▶ [Problem description] Transcribe every line exactly. Leave the pictures behind.

▶ [Data extract]
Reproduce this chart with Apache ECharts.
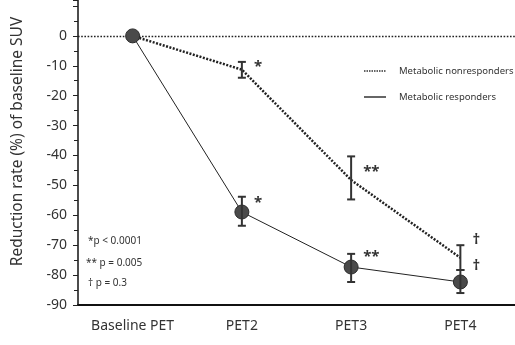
<!DOCTYPE html>
<html><head><meta charset="utf-8">
<script src="https://cdn.jsdelivr.net/npm/echarts@6/dist/echarts.min.js"></script>
<style>html,body{margin:0;padding:0;background:#fff}#c{width:515px;height:345px}</style>
</head><body><div id="c"></div>
<script>
var categories = ['Baseline PET', 'PET2', 'PET3', 'PET4'];
var nonrespMean = [0, -11.3, -48.2, -74.2];
var nonrespLow  = [null, -14.0, -54.7, -78.3];
var nonrespHigh = [null, -8.7, -40.3, -70.0];
var respMean = [0, -58.9, -77.3, -82.3];
var respLow  = [null, -63.5, -82.3, -86.0];
var respHigh = [null, -53.8, -72.9, -78.3];
var nonrespSig = ['', '*', '**', '†'];
var nonrespSigY = [null, -10.3, -45.3, -68.3];
var respSig = ['', '*', '**', '†'];
var respSigY = [null, -55.8, -73.8, -77.0];
var yTicks = [0, -10, -20, -30, -40, -50, -60, -70, -80, -90];
var refLineValue = [0];
var pNotes = ['*p < 0.0001', '** p = 0.005', '† p = 0.3'];
var legendNames = ['Metabolic nonresponders', 'Metabolic responders'];

var FONT = 'Noto Sans';
var chart = echarts.init(document.getElementById('c'));

function errSeries(low, high, sig, sigY) {
  return {
    type: 'custom', z: 5,
    data: categories.map(function (c, i) { return [i, low[i], high[i], sigY[i]]; }),
    renderItem: function (params, api) {
      var i = api.value(0);
      if (low[i] == null) return null;
      var lo = api.coord([i, api.value(1)]);
      var hi = api.coord([i, api.value(2)]);
      var sp = api.coord([i, api.value(3)]);
      var w = 4;
      var st = { stroke: '#333', lineWidth: 2 };
      return { type: 'group', children: [
        { type: 'line', shape: { x1: lo[0], y1: lo[1], x2: hi[0], y2: hi[1] }, style: st },
        { type: 'line', shape: { x1: lo[0] - w, y1: lo[1], x2: lo[0] + w, y2: lo[1] }, style: st },
        { type: 'line', shape: { x1: hi[0] - w, y1: hi[1], x2: hi[0] + w, y2: hi[1] }, style: st },
        { type: 'text', style: { text: sig[i], x: sp[0] + 12, y: sp[1], fill: '#333',
          font: 'bold 15px ' + FONT, textVerticalAlign: 'middle' } }
      ]};
    }
  };
}

chart.setOption({
  animation: false,
  grid: { left: 78, right: 0, top: 0, bottom: 40 },
  xAxis: {
    type: 'category', data: categories, boundaryGap: true,
    axisLine: { onZero: false, lineStyle: { color: '#111', width: 2 } },
    axisTick: { alignWithLabel: true, length: 3, lineStyle: { color: '#333' } },
    axisLabel: { color: '#333', fontSize: 14, fontFamily: FONT, margin: 14 }
  },
  yAxis: {
    type: 'value', min: -90, max: 12, interval: 10,
    name: 'Reduction rate (%) of baseline SUV', nameLocation: 'middle', nameGap: 52,
    nameTextStyle: { color: '#333', fontSize: 15.5, fontFamily: FONT, padding: [0, 0, 0, 22] },
    axisLine: { show: true, lineStyle: { color: '#111', width: 1.5 } },
    axisTick: { show: true, length: 5, lineStyle: { color: '#222' } },
    minorTick: { show: true, splitNumber: 2, length: 4, lineStyle: { color: '#222' } },
    splitLine: { show: false },
    axisLabel: { color: '#333', fontSize: 14, fontFamily: FONT, margin: 11,
      formatter: function (v) { return yTicks.indexOf(v) >= 0 ? String(v) : ''; } }
  },
  series: [
    { type: 'custom', z: 2, data: refLineValue.map(function (v) { return [0, v]; }),
      renderItem: function (params, api) {
        var cs = params.coordSys;
        var p = api.coord([0, api.value(1)]);
        var y = Math.round(p[1]) + 0.5;
        return { type: 'line', shape: { x1: cs.x, y1: y, x2: cs.x + cs.width, y2: y },
          style: { stroke: '#222', lineWidth: 1.3, lineDash: [1.6, 1.6] } };
      } },
    { type: 'line', data: nonrespMean, symbol: 'none', z: 3,
      lineStyle: { color: '#222', width: 2.5, type: [2, 1.5] } },
    { type: 'line', data: respMean, symbol: 'circle', symbolSize: 14, z: 4,
      lineStyle: { color: '#222', width: 1 },
      itemStyle: { color: '#4a4a4a', borderColor: '#2a2a2a', borderWidth: 1 } },
    errSeries(nonrespLow, nonrespHigh, nonrespSig, nonrespSigY),
    errSeries(respLow, respHigh, respSig, respSigY)
  ],
  graphic: [
    { type: 'line', shape: { x1: 364, y1: 71, x2: 386, y2: 71 }, style: { stroke: '#333', lineWidth: 1.5, lineDash: [1.5, 1] } },
    { type: 'line', shape: { x1: 364, y1: 97, x2: 386, y2: 97 }, style: { stroke: '#333', lineWidth: 1.5 } },
    { type: 'text', x: 399, y: 71, style: { text: legendNames[0], fill: '#333', font: '9.5px ' + FONT, textVerticalAlign: 'middle' } },
    { type: 'text', x: 399, y: 97, style: { text: legendNames[1], fill: '#333', font: '9.5px ' + FONT, textVerticalAlign: 'middle' } },
    { type: 'text', x: 88, y: 241, style: { text: pNotes[0], fill: '#333', font: '10px ' + FONT, textVerticalAlign: 'middle' } },
    { type: 'text', x: 86, y: 263, style: { text: pNotes[1], fill: '#333', font: '10px ' + FONT, textVerticalAlign: 'middle' } },
    { type: 'text', x: 88, y: 283, style: { text: pNotes[2], fill: '#333', font: '10px ' + FONT, textVerticalAlign: 'middle' } }
  ]
});
</script></body></html>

▶ [The output]
Reproduce this chart with Apache ECharts.
<!DOCTYPE html>
<html><head><meta charset="utf-8">
<script src="https://cdn.jsdelivr.net/npm/echarts@6/dist/echarts.min.js"></script>
<style>html,body{margin:0;padding:0;background:#fff}#c{width:515px;height:345px}</style>
</head><body><div id="c"></div>
<script>
var categories = ['Baseline PET', 'PET2', 'PET3', 'PET4'];
var nonrespMean = [0, -11.3, -48.2, -74.2];
var nonrespLow  = [null, -14.0, -54.7, -78.3];
var nonrespHigh = [null, -8.7, -40.3, -70.0];
var respMean = [0, -58.9, -77.3, -82.3];
var respLow  = [null, -63.5, -82.3, -86.0];
var respHigh = [null, -53.8, -72.9, -78.3];
var nonrespSig = ['', '*', '**', '†'];
var nonrespSigY = [null, -10.3, -45.3, -68.3];
var respSig = ['', '*', '**', '†'];
var respSigY = [null, -55.8, -73.8, -77.0];
var yTicks = [0, -10, -20, -30, -40, -50, -60, -70, -80, -90];
var refLineValue = [0];
var pNotes = ['*p < 0.0001', '** p = 0.005', '† p = 0.3'];
var legendNames = ['Metabolic nonresponders', 'Metabolic responders'];

var FONT = 'Noto Sans';
var chart = echarts.init(document.getElementById('c'));

function errSeries(low, high, sig, sigY) {
  return {
    type: 'custom', z: 5,
    data: categories.map(function (c, i) { return [i, low[i], high[i], sigY[i]]; }),
    renderItem: function (params, api) {
      var i = api.value(0);
      if (low[i] == null) return null;
      var lo = api.coord([i, api.value(1)]);
      var hi = api.coord([i, api.value(2)]);
      var sp = api.coord([i, api.value(3)]);
      var w = 4;
      var st = { stroke: '#333', lineWidth: 2 };
      return { type: 'group', children: [
        { type: 'line', shape: { x1: lo[0], y1: lo[1], x2: hi[0], y2: hi[1] }, style: st },
        { type: 'line', shape: { x1: lo[0] - w, y1: lo[1], x2: lo[0] + w, y2: lo[1] }, style: st },
        { type: 'line', shape: { x1: hi[0] - w, y1: hi[1], x2: hi[0] + w, y2: hi[1] }, style: st },
        { type: 'text', style: { text: sig[i], x: sp[0] + 12, y: sp[1], fill: '#333',
          font: 'bold 15px ' + FONT, textVerticalAlign: 'middle' } }
      ]};
    }
  };
}

chart.setOption({
  animation: false,
  grid: { left: 78, right: 0, top: 0, bottom: 40 },
  xAxis: {
    type: 'category', data: categories, boundaryGap: true,
    axisLine: { onZero: false, lineStyle: { color: '#111', width: 2 } },
    axisTick: { alignWithLabel: true, length: 3, lineStyle: { color: '#333' } },
    axisLabel: { color: '#333', fontSize: 14, fontFamily: FONT, margin: 14 }
  },
  yAxis: {
    type: 'value', min: -90, max: 12, interval: 10,
    name: 'Reduction rate (%) of baseline SUV', nameLocation: 'middle', nameGap: 52,
    nameTextStyle: { color: '#333', fontSize: 15.5, fontFamily: FONT, padding: [0, 0, 0, 22] },
    axisLine: { show: true, lineStyle: { color: '#111', width: 1.5 } },
    axisTick: { show: true, length: 5, lineStyle: { color: '#222' } },
    minorTick: { show: true, splitNumber: 2, length: 4, lineStyle: { color: '#222' } },
    splitLine: { show: false },
    axisLabel: { color: '#333', fontSize: 14, fontFamily: FONT, margin: 11,
      formatter: function (v) { return yTicks.indexOf(v) >= 0 ? String(v) : ''; } }
  },
  series: [
    { type: 'custom', z: 2, data: refLineValue.map(function (v) { return [0, v]; }),
      renderItem: function (params, api) {
        var cs = params.coordSys;
        var p = api.coord([0, api.value(1)]);
        var y = Math.round(p[1]) + 0.5;
        return { type: 'line', shape: { x1: cs.x, y1: y, x2: cs.x + cs.width, y2: y },
          style: { stroke: '#222', lineWidth: 1.3, lineDash: [1.6, 1.6] } };
      } },
    { type: 'line', data: nonrespMean, symbol: 'none', z: 3,
      lineStyle: { color: '#222', width: 2.5, type: [2, 1.5] } },
    { type: 'line', data: respMean, symbol: 'circle', symbolSize: 14, z: 4,
      lineStyle: { color: '#222', width: 1 },
      itemStyle: { color: '#4a4a4a', borderColor: '#2a2a2a', borderWidth: 1 } },
    errSeries(nonrespLow, nonrespHigh, nonrespSig, nonrespSigY),
    errSeries(respLow, respHigh, respSig, respSigY)
  ],
  graphic: [
    { type: 'line', shape: { x1: 364, y1: 71, x2: 386, y2: 71 }, style: { stroke: '#333', lineWidth: 1.5, lineDash: [1.5, 1] } },
    { type: 'line', shape: { x1: 364, y1: 97, x2: 386, y2: 97 }, style: { stroke: '#333', lineWidth: 1.5 } },
    { type: 'text', x: 399, y: 71, style: { text: legendNames[0], fill: '#333', font: '9.5px ' + FONT, textVerticalAlign: 'middle' } },
    { type: 'text', x: 399, y: 97, style: { text: legendNames[1], fill: '#333', font: '9.5px ' + FONT, textVerticalAlign: 'middle' } },
    { type: 'text', x: 88, y: 241, style: { text: pNotes[0], fill: '#333', font: '10px ' + FONT, textVerticalAlign: 'middle' } },
    { type: 'text', x: 86, y: 263, style: { text: pNotes[1], fill: '#333', font: '10px ' + FONT, textVerticalAlign: 'middle' } },
    { type: 'text', x: 88, y: 283, style: { text: pNotes[2], fill: '#333', font: '10px ' + FONT, textVerticalAlign: 'middle' } }
  ]
});
</script></body></html>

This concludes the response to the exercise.